The bubble of unmarried men can also make Chinese policy makers more adventuresome in the near term. They can see the demographic numbers, too, and realize that in the next quarter century their pool for available soldiers will shrink considerably. If they are going to make their mark on the global stage, if they are going to project Chinese power in the game of great power politics, it must come soon. Susan Yoshihara and Douglas A. Sylva explored this in depth in their book 2011 book Population Decline and the Remaking of Great Power Politics, as do Valerie M. Hudson and Andrea M. den Boer in their 2004 book Bare Branches: The Security Implications of Asia’s Surpluce Male Population.

China is not alone in messing with their own demography. Much of Asia has followed, include Taiwan, Singapore, Hong Kong, the Philippines, India, and South Korea. But it is not just Asia, either. Albania, El Salvador, Libya, Serbia, Austria, Cuba, Italy, Portugal, and Spain, among others, are following suit with ratios at 107 and higher.

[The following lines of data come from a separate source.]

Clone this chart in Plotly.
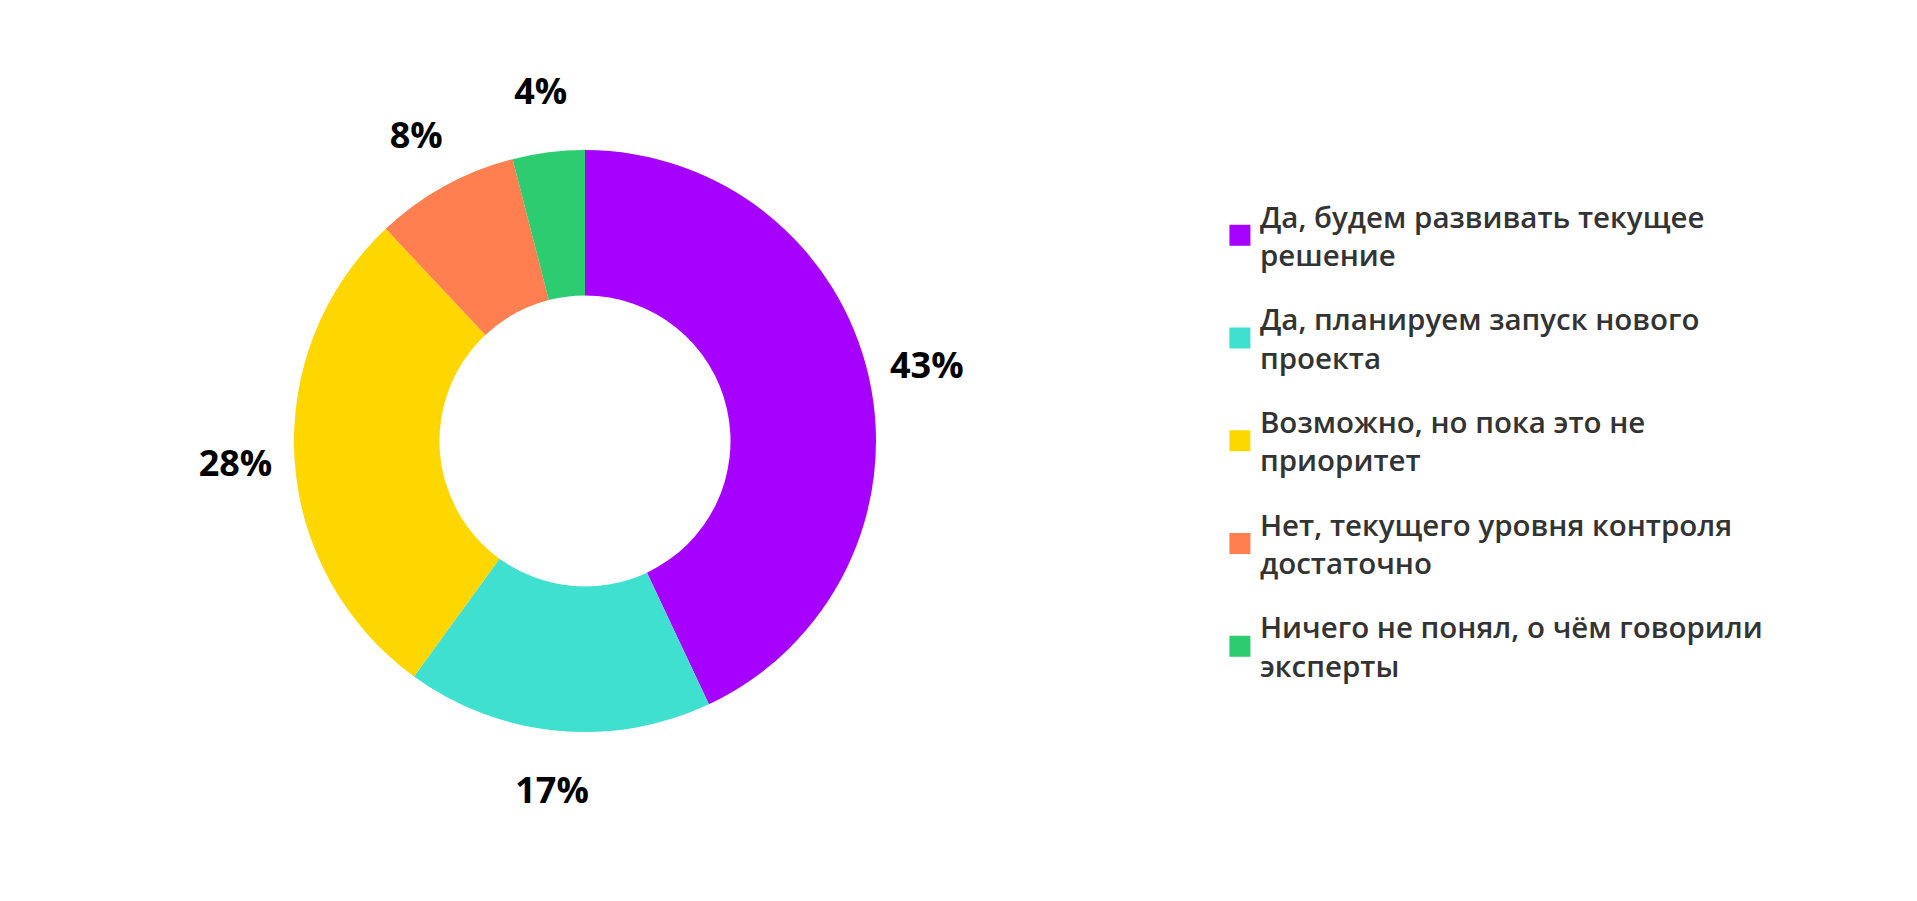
import plotly.graph_objects as go

labels = [
    "Да, будем развивать текущее<br>решение",
    "Да, планируем запуск нового<br>проекта",
    "Возможно, но пока это не<br>приоритет",
    "Нет, текущего уровня контроля<br>достаточно",
    "Ничего не понял, о чём говорили<br>эксперты",
]
values = [43, 17, 28, 8, 4]
colors = ["#a600ff", "#40e0d0", "#ffd700", "#ff7f50", "#2ecc71"]

# page geometry (px)
W, H = 1917, 901
CX, CY = 577, 433      # donut centre
R = 291                # donut outer radius
R_LAB = 398            # outer radius of the invisible ring that carries the % labels
PH = 2 * R_LAB         # plot-area height

fig = go.Figure()

# the donut itself
fig.add_trace(
    go.Pie(
        labels=labels,
        values=values,
        hole=0.5,
        sort=False,
        direction="clockwise",
        rotation=0,
        marker=dict(colors=colors, line=dict(width=0)),
        textinfo="none",
        showlegend=False,
        domain=dict(
            x=[(CX - R) / W, (CX + R) / W],
            y=[(R_LAB - R) / PH, (R_LAB + R) / PH],
        ),
        hoverinfo="label+percent",
    )
)

# transparent ring outside the donut, only used to place the percentage labels
fig.add_trace(
    go.Pie(
        labels=labels,
        values=values,
        hole=0.76,
        sort=False,
        direction="clockwise",
        rotation=0,
        marker=dict(colors=["rgba(0,0,0,0)"] * len(values), line=dict(width=0)),
        textposition="inside",
        insidetextorientation="horizontal",
        texttemplate="%{percent:.0%}",
        insidetextfont=dict(family="Open Sans", size=36, color="#000000", weight=700),
        showlegend=False,
        hoverinfo="skip",
        domain=dict(x=[(CX - R_LAB) / W, (CX + R_LAB) / W], y=[0, 1]),
    )
)

# legend entries
for name, color in zip(labels, colors):
    fig.add_trace(
        go.Scatter(
            x=[None],
            y=[None],
            mode="markers",
            name=name,
            legendgroup=name,
            marker=dict(symbol="square", size=16, color=color, line=dict(width=5, color=color)),
        )
    )

fig.update_layout(
    width=W,
    height=H,
    margin=dict(l=0, r=0, t=CY - R_LAB, b=H - CY - R_LAB),
    paper_bgcolor="white",
    plot_bgcolor="white",
    font=dict(family="Open Sans"),
    xaxis=dict(visible=False),
    yaxis=dict(visible=False),
    legend=dict(
        x=0.6322,
        xanchor="left",
        y=0.5,
        yanchor="middle",
        traceorder="grouped",
        tracegroupgap=23,
        font=dict(family="Open Sans", size=29.5, color="#333333", weight=600),
    ),
)

fig.write_html("out.html")
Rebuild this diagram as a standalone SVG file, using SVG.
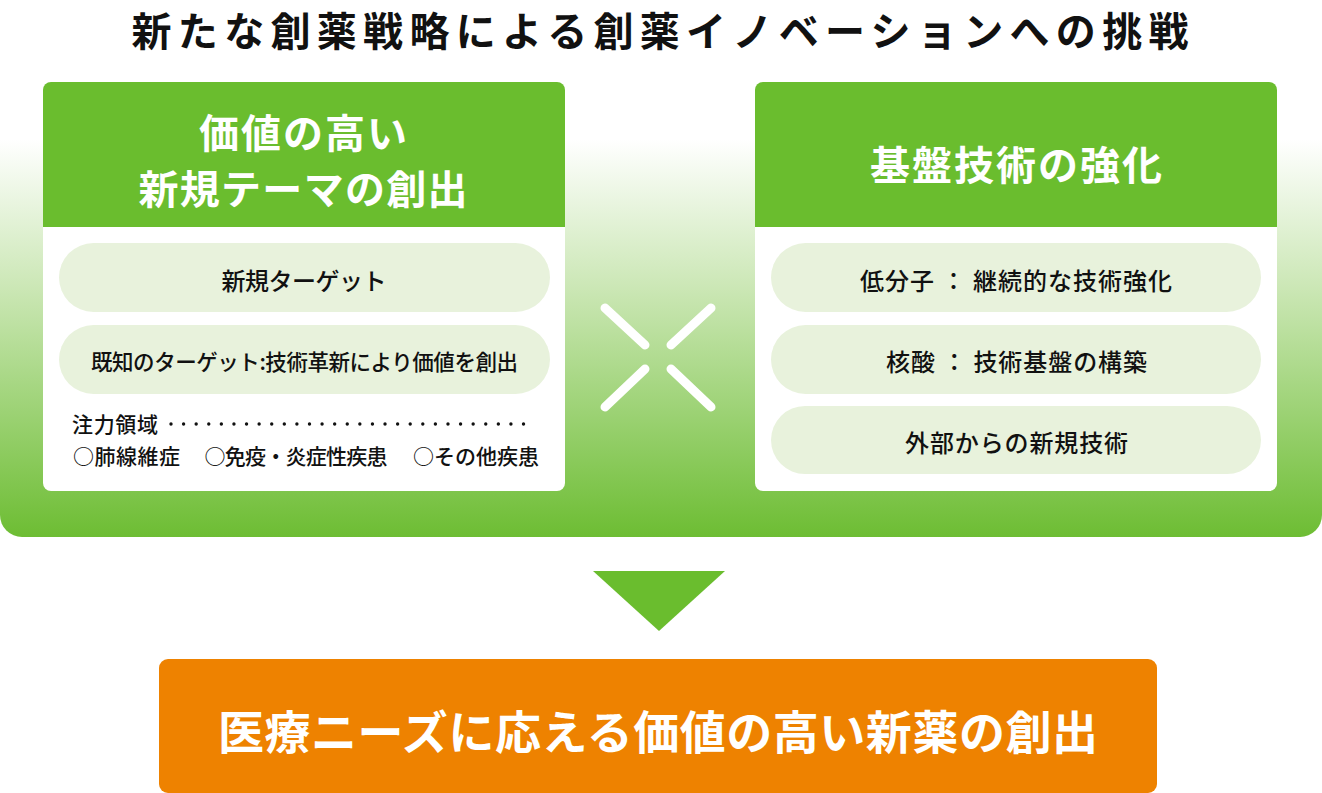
<svg xmlns="http://www.w3.org/2000/svg" width="1322" height="793" viewBox="0 0 1322 793">
<defs>
<linearGradient id="bg" x1="0" y1="40" x2="0" y2="537" gradientUnits="userSpaceOnUse">
<stop offset="0" stop-color="#ffffff"/>
<stop offset="0.2" stop-color="#ffffff"/>
<stop offset="0.5" stop-color="#cbe7b5"/>
<stop offset="1" stop-color="#6dbd33"/>
</linearGradient>
<style>
text{font-family:"Noto Sans CJK JP","Noto Sans",sans-serif;dominant-baseline:central}
.title{font-size:40px;font-weight:700;fill:#111111;text-anchor:middle}
.head{font-size:40px;font-weight:700;fill:#ffffff;text-anchor:middle}
.pill{fill:#e8f2dc}
.pt{font-size:24px;font-weight:500;fill:#111111;text-anchor:middle}
.ft{font-size:21px;font-weight:500;fill:#111111}
.cross{stroke:#ffffff;stroke-width:9;stroke-linecap:round;fill:none}
.big{font-size:46px;font-weight:700;fill:#ffffff;text-anchor:middle}
</style>
</defs>
<rect x="0" y="40" width="1322" height="497" rx="22" fill="url(#bg)"/>
<text class="title" x="660" y="29" textLength="1057" lengthAdjust="spacing">新たな創薬戦略による創薬イノベーションへの挑戦</text>

<g id="left-card">
<rect x="43" y="82" width="522" height="409" rx="8" fill="#ffffff"/>
<path d="M43 227 V90 a8 8 0 0 1 8 -8 H557 a8 8 0 0 1 8 8 V227 Z" fill="#6abd2e"/>
<text class="head" x="303" y="131" textLength="208" lengthAdjust="spacing">価値の高い</text>
<text class="head" x="303" y="187" textLength="329" lengthAdjust="spacing">新規テーマの創出</text>
<g id="pill-l1"><rect class="pill" x="59" y="243" width="491" height="69" rx="34.5"/>
<text class="pt" x="304" y="279" textLength="165" lengthAdjust="spacing">新規ターゲット</text></g>
<g id="pill-l2"><rect class="pill" x="59" y="325" width="491" height="69" rx="34.5"/>
<text class="pt" x="304.5" y="360" style="font-size:21.5px" textLength="427" lengthAdjust="spacing">既知のターゲット:技術革新により価値を創出</text></g>
<g id="focus">
<text class="ft" x="72" y="423" textLength="86" lengthAdjust="spacing">注力領域</text>
<line x1="171" y1="424" x2="536" y2="424" stroke="#111111" stroke-width="3.4" stroke-linecap="round" stroke-dasharray="0 12.59"/>
<text class="ft" x="73" y="455" textLength="107" lengthAdjust="spacing">○肺線維症</text>
<text class="ft" x="204.5" y="455" textLength="183" lengthAdjust="spacing">○免疫・炎症性疾患</text>
<text class="ft" x="413" y="455" textLength="126" lengthAdjust="spacing">○その他疾患</text>
</g>
</g>

<g id="right-card">
<rect x="755" y="82" width="522" height="409" rx="8" fill="#ffffff"/>
<path d="M755 227 V90 a8 8 0 0 1 8 -8 H1269 a8 8 0 0 1 8 8 V227 Z" fill="#6abd2e"/>
<text class="head" x="1016" y="163" textLength="292" lengthAdjust="spacing">基盤技術の強化</text>
<g id="pill-r1"><rect class="pill" x="771" y="243" width="490" height="69" rx="34.5"/>
<text class="pt" x="1016" y="279" textLength="312" lengthAdjust="spacing">低分子 ： 継続的な技術強化</text></g>
<g id="pill-r2"><rect class="pill" x="771" y="325" width="490" height="69" rx="34.5"/>
<text class="pt" x="1016.5" y="360" textLength="261" lengthAdjust="spacing">核酸 ： 技術基盤の構築</text></g>
<g id="pill-r3"><rect class="pill" x="771" y="406" width="490" height="68" rx="34"/>
<text class="pt" x="1016.5" y="441" textLength="223" lengthAdjust="spacing">外部からの新規技術</text></g>
</g>

<g id="cross">
<line class="cross" x1="605" y1="308" x2="645" y2="345"/>
<line class="cross" x1="711" y1="308" x2="671" y2="345"/>
<line class="cross" x1="645" y1="369" x2="605" y2="407"/>
<line class="cross" x1="671" y1="369" x2="711" y2="407"/>
</g>

<g id="connectors">
<polygon points="593,571 725,571 659,631" fill="#6abd2e"/>
</g>

<g id="result">
<rect x="159" y="659" width="998" height="134" rx="9" fill="#ee8200"/>
<text class="big" x="658" y="729" textLength="880" lengthAdjust="spacing">医療ニーズに応える価値の高い新薬の創出</text>
</g>
</svg>
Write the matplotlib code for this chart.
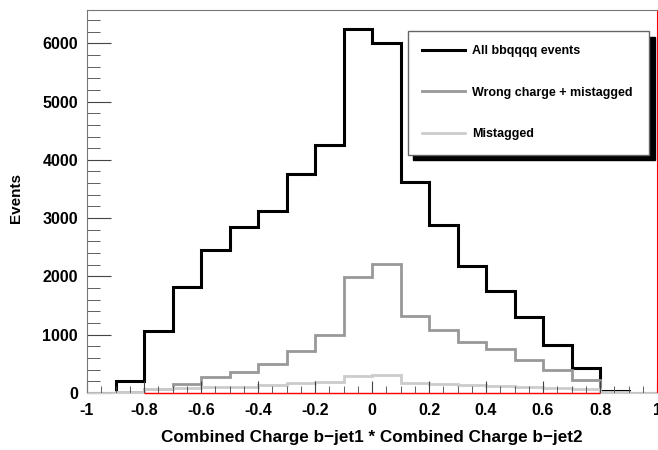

Only one country has turned this situation around. Though still high at 107 today, South Korea reached a high of 115 boys to girls in the mid-1990s until they made sex-selected abortions illegal.

What has been the US response? Pro-lifers have attempted to make abortion for sex-section illegal, a move opposed by abortion advocates. And not long ago, Vice President Biden praised the Chinese one-child policy.

Feminists may soon see the results of a world without women.